Now I need to go from a permutation index to the permutation itself.
The predefined order in which all permutations are to be generated can be described as follows: to generate n! permutations of n arbitrary numbers, rotate the numbers left (from higher position to lower) n times, so that each number appears in the n-th position, and for each rotation recursively generate (n-1)! permutations of the first n-1 numbers whatever they are.
To optimize the process I use an intermediate data structure, count[], which keeps count of how many rotations have been done at every level.
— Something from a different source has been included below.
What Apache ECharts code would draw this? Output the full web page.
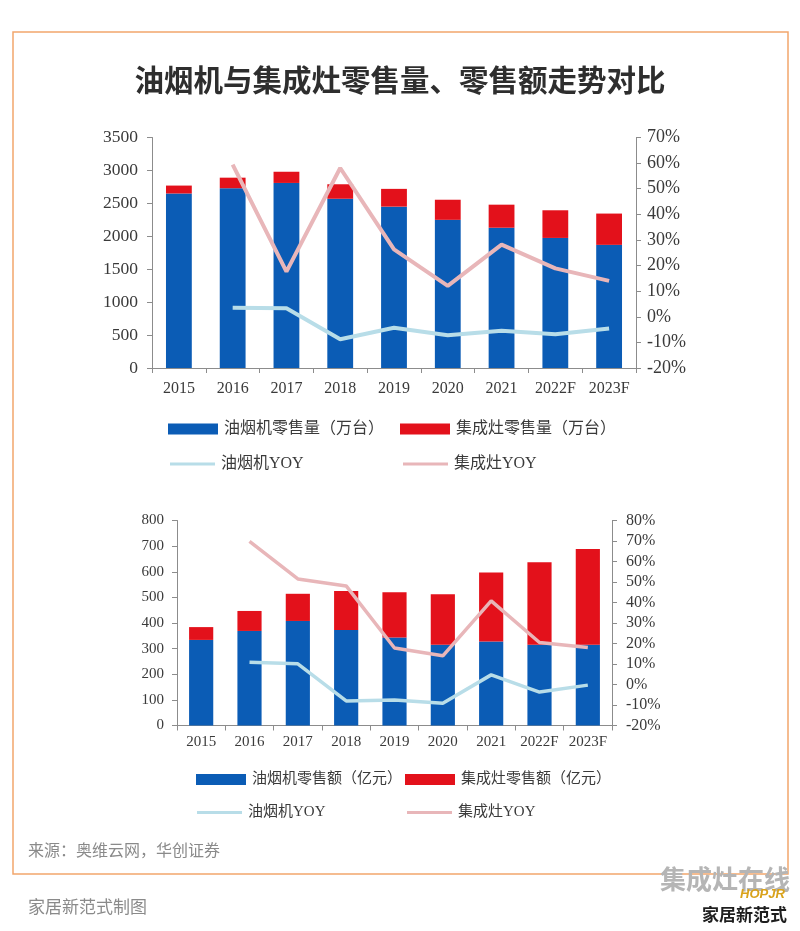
<!DOCTYPE html>
<html>
<head>
<meta charset="utf-8">
<script src="https://cdn.jsdelivr.net/npm/echarts@6/dist/echarts.min.js"></script>
<style>
html,body{margin:0;padding:0;background:#fff;}
#c{width:800px;height:931px;}
</style>
</head>
<body>
<div id="c"></div>
<script>
// ---- data ----
var years = ['2015','2016','2017','2018','2019','2020','2021','2022F','2023F'];
var volTicks = [0, 3500, 500];        // min, max, interval (万台)
var volPctTicks = [-20, 70, 10];      // %
var salesTicks = [0, 800, 100];       // 亿元
var salesPctTicks = [-20, 80, 10];    // %

var hoodVolume  = [2650, 2730, 2810, 2570, 2450, 2250, 2130, 1975, 1870];
var stoveVolume = [120, 160, 170, 220, 270, 305, 350, 420, 475];
var hoodVolumeYoy  = [null, 3.5, 3.3, -8.8, -4.3, -7.2, -5.5, -6.8, -4.6];
var stoveVolumeYoy = [null, 59.4, 17.6, 58.1, 26.3, 12.1, 28.2, 18.9, 14.0];

var hoodSales  = [334, 369, 408, 373, 343, 315, 328, 315, 315];
var stoveSales = [50, 78, 106, 152, 177, 197, 269, 322, 374];
var hoodSalesYoy  = [null, 10.9, 10.1, -8.0, -7.6, -9.1, 4.7, -3.7, -0.3];
var stoveSalesYoy = [null, 69.8, 51.5, 48.1, 17.8, 14.0, 40.8, 20.5, 18.0];

var title = '油烟机与集成灶零售量、零售额走势对比';
var sourceText = '来源：奥维云网，华创证券';
var credit = '家居新范式制图';

// ---- styles ----
var BLUE = '#0b5cb5', RED = '#e3111b', LBLUE = '#b8dde8', PINK = '#e8b6b9';
var AX = '#8c8c8c', TXT = '#3a3a3a';
var SERIF = '"Liberation Serif", "Noto Serif CJK SC", "Noto Sans CJK SC", serif';
var LEGF = '"Liberation Serif", "Noto Sans CJK SC", serif';

function xAxis(gi, fs, margin){
  return {type:'category', gridIndex:gi, data:years, boundaryGap:true,
    axisLine:{show:true, lineStyle:{color:AX, width:1}},
    axisTick:{show:true, inside:false, length:5, alignWithLabel:false, lineStyle:{color:AX}},
    axisLabel:{color:TXT, fontFamily:SERIF, fontSize:fs, margin:margin, interval:0},
    splitLine:{show:false}};
}
function yAxis(gi, ticks, pos, fs, pct, margin){
  return {type:'value', gridIndex:gi, position:pos, min:ticks[0], max:ticks[1], interval:ticks[2],
    axisLine:{show:true, lineStyle:{color:AX, width:1}},
    axisTick:{show:true, inside:false, length:5, lineStyle:{color:AX}},
    axisLabel:{color:TXT, fontFamily:SERIF, fontSize:fs, margin:margin,
      formatter: function(v){ return String(v) + (pct ? '%' : ''); }},
    splitLine:{show:false}};
}
function bar(name, data, xi, yi, color, bw){
  return {name:name, type:'bar', stack:'s'+xi, xAxisIndex:xi, yAxisIndex:yi, data:data,
    barWidth:bw, itemStyle:{color:color}, z:2, silent:true};
}
function line(name, data, xi, yi, color, w){
  return {name:name, type:'line', xAxisIndex:xi, yAxisIndex:yi, data:data, symbol:'none',
    smooth:false, lineStyle:{color:color, width:w}, itemStyle:{color:color}, z:5, silent:true, connectNulls:false};
}
function leg(name, left, top, fs, isBar){
  return {show:true, data:[name], left:left, top:top, orient:'horizontal', padding:0,
    itemWidth: isBar?50:45, itemHeight: isBar?11:3, itemGap:0, selectedMode:false,
    icon:'rect',
    textStyle:{color:TXT, fontFamily:LEGF, fontSize:fs, padding:[0,0,0,1]}};
}

var chart = echarts.init(document.getElementById('c'), null, {renderer:'canvas'});
var option = {
  backgroundColor:'#ffffff',
  animation:false,
  grid:[
    {left:152, top:137.5, width:484, height:230.5},
    {left:177, top:520.5, width:435, height:205}
  ],
  xAxis:[ xAxis(0, 16, 13), xAxis(1, 15, 9) ],
  yAxis:[
    yAxis(0, volTicks, 'left', 17.5, false, 14),
    yAxis(0, volPctTicks, 'right', 18, true, 11),
    yAxis(1, salesTicks, 'left', 15, false, 13),
    yAxis(1, salesPctTicks, 'right', 16, true, 14)
  ],
  legend:[
    leg('油烟机零售量（万台）', 168, 421, 16, true),
    leg('集成灶零售量（万台）', 400, 421, 16, true),
    leg('油烟机YOY', 170, 456, 16, false),
    leg('集成灶YOY', 403, 456, 16, false),
    leg('油烟机零售额（亿元）', 196, 772, 15, true),
    leg('集成灶零售额（亿元）', 405, 772, 15, true),
    leg('油烟机YOY ', 197, 805, 15, false),
    leg('集成灶YOY ', 407, 805, 15, false)
  ],
  series:[
    bar('油烟机零售量（万台）', hoodVolume, 0, 0, BLUE, '48%'),
    bar('集成灶零售量（万台）', stoveVolume, 0, 0, RED, '48%'),
    line('油烟机YOY', hoodVolumeYoy, 0, 1, LBLUE, 4),
    line('集成灶YOY', stoveVolumeYoy, 0, 1, PINK, 4),
    bar('油烟机零售额（亿元）', hoodSales, 1, 2, BLUE, '50%'),
    bar('集成灶零售额（亿元）', stoveSales, 1, 2, RED, '50%'),
    line('油烟机YOY ', hoodSalesYoy, 1, 3, LBLUE, 3.5),
    line('集成灶YOY ', stoveSalesYoy, 1, 3, PINK, 3.5)
  ],
  graphic:[
    {type:'rect', shape:{x:13, y:32, width:775, height:842}, silent:true, z:0,
      style:{fill:null, stroke:'#f2a66c', lineWidth:1.5}},
    {type:'text', left:'center', top:65, silent:true,
      style:{text:title, fill:'#2e2e2e', font:'bold 29.5px "Noto Sans CJK SC", sans-serif'}},
    {type:'text', left:28, top:842, silent:true,
      style:{text:sourceText, fill:'#8a8a8a', font:'16px "Noto Sans CJK SC", sans-serif'}},
    {type:'text', left:28, top:898, silent:true,
      style:{text:credit, fill:'#8a8a8a', font:'17px "Noto Sans CJK SC", sans-serif'}},
    {type:'text', left:660, top:866, silent:true,
      style:{text:'集成灶在线', fill:'#b5b5b5', font:'bold 26px "Noto Sans CJK SC", sans-serif'}},
    {type:'text', left:740, top:888, silent:true,
      style:{text:'HOPJR', fill:'#d9a21b', font:'bold italic 13px "Liberation Sans", sans-serif'}},
    {type:'text', left:702, top:906, silent:true,
      style:{text:'家居新范式', fill:'#1e1e1e', font:'bold 17px "Noto Sans CJK SC", sans-serif'}}
  ]
};
chart.setOption(option);
</script>
</body>
</html>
Apparently, count[0] is always 0, as there is only one element at that level, which can't be rotated; count[1] = 0..1 for two elements, count[2] = 0..2 for three elements, etc.
To generate next permutation I swap the first two elements and increase count[1]. If count[1] becomes greater than 1, I'm done with rotations at level 1 and need to "return" (as it would have been in the recursive implementation) to level 2. Now, I rotate 3 elements and increment count[2]. If it becomes greater than 2, I'm done with level 2 and need to go to level 3, etc.
It should be clear now how to generate a permutation and corresponding count[] array from an arbitrary index. Basically, count[k] = ( index % (k+1)! ) / k! is the number of rotations we need to perform on elements 0..k. Doing it in the descending order from n-1 to 1 gives us both the count[] array and the permutation.